Ao que parece, a Verity tinha travado amizade com um rapaz indesejável… aliás, mais que indesejável… depois se descobriu até que ponto era perigoso… ele já possuía antecedentes criminosos. Veio nos visitar uma vez quando passou por aqui. Conhecíamos muito bem o pai dele.”  (N, p. 164)

As descrições são idênticas àquelas encontradas no Colégio de Fallowfield, sob a direção de Elizabeth Temple, onde Verity Hunt estudara. Em diversas ocasiões, personagens diferentes defendem a hipótese de que certos traços comportamentais seriam transmitidos aos filhos por “herança genética” (N, p. 195).
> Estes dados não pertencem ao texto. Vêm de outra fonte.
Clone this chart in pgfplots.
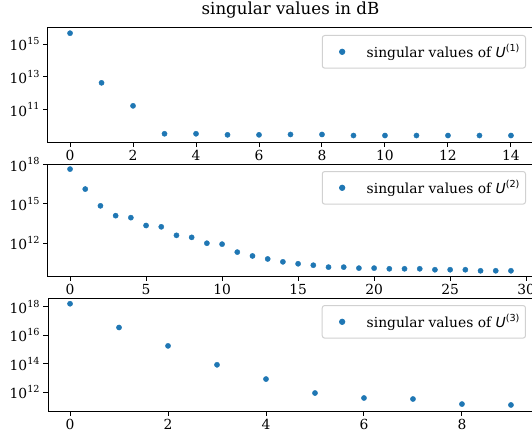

“Tinha, portanto, ficha de criminoso. O pai, eu conhecia, embora não muito bem, e acho que fez tudo o que pôde (…) Podia ter sido honesto, se quisesse e se desse ao trabalho de sê-lo. Mas era, por natureza, um delinquente” (N, p. 195).

Na página 135, Miss Marple recapitula como e por que se envolveu com a investigação:

“– Agora é melhor que eu lhe conte rapidamente como entrei nessa história – disse Miss Marple. – [O] sr. Rafiel, conforme o senhor sabe, morreu. Os advogados me pediram para ir lá falar com eles e me comunicaram a proposta. Me entregaram uma carta dele que não explicava nada” (N, p. 135).

Além de não colaborarem no desenvolvimento da trama, as constantes remissões aos mesmos elementos do passado (o cadáver de Verity foi “encontrado esmigalhado num valo”) permitem afirmar que o romance não pode ser colocado ao lado dos melhores títulos publicados por Agatha Christie.

Evidentemente, nem tudo são repetições.

No cômputo geral, se a condução de Nêmesis por vezes soa algo burocrática, o desfecho do romance surpreende. Miss Jane Marple continua com o senso aguçado, ao analisar as pessoas de seu convívio, o que lhe permite estabelecer sugestivas comparações: “– Como as peônias são bonitas – disse Miss Marple, contemplando as flores a seu lado. – Essas pontas tão longas que têm… tão orgulhosas e no entanto tão maravilhosamente frágeis. Elizabeth Temple virou a cabeça para ela” (N, p. 73).

…Simular inocência: “– Ah, meu Deus – exclamou Miss Marple, – não… não… não me recordo do nome dele, mas me lembro de ter ouvido falar que havia um filho… que só tinha dado desgostos ao pai” (N, p. 164) e obter informações que permitirão a ela desvendar o mistério relacionado às três irmãs. Ou seriam “– As três parcas?” (N, p. 135).

A despeito do ritmo arrastado e das recapitulações externas e internas, há que se reconhecer os retratos bem-acabados do romance, particularmente a autoritária sra. Risaley Porter, o anarquista Emlyn Price, o sisudo Professor Wanstead e o cauteloso Arcediago Bragabon. Isso sem falar na personalidade contrastiva e instável das irmãs Antheo, Clotilde e Glynna.

O código, afinal, “é Nêmesis”, já havia dito o sr. Rafiel em Mistério no Caribe.

 

Referências

CHRISTIE, Agatha. Nêmesis. Tradução: Milton Persson. 2a ed. Rio de Janeiro: Nova Fronteira, 2014.

_____. Mistério no Caribe. 5a ed. Tradução: Carmen Ballot. Rio de Janeiro: Nova Fronteira, 1980.

[1]     Os romances serão identificados por MC (Mistério no Caribe) e N (Nêmesis), nas citações daqui em diante.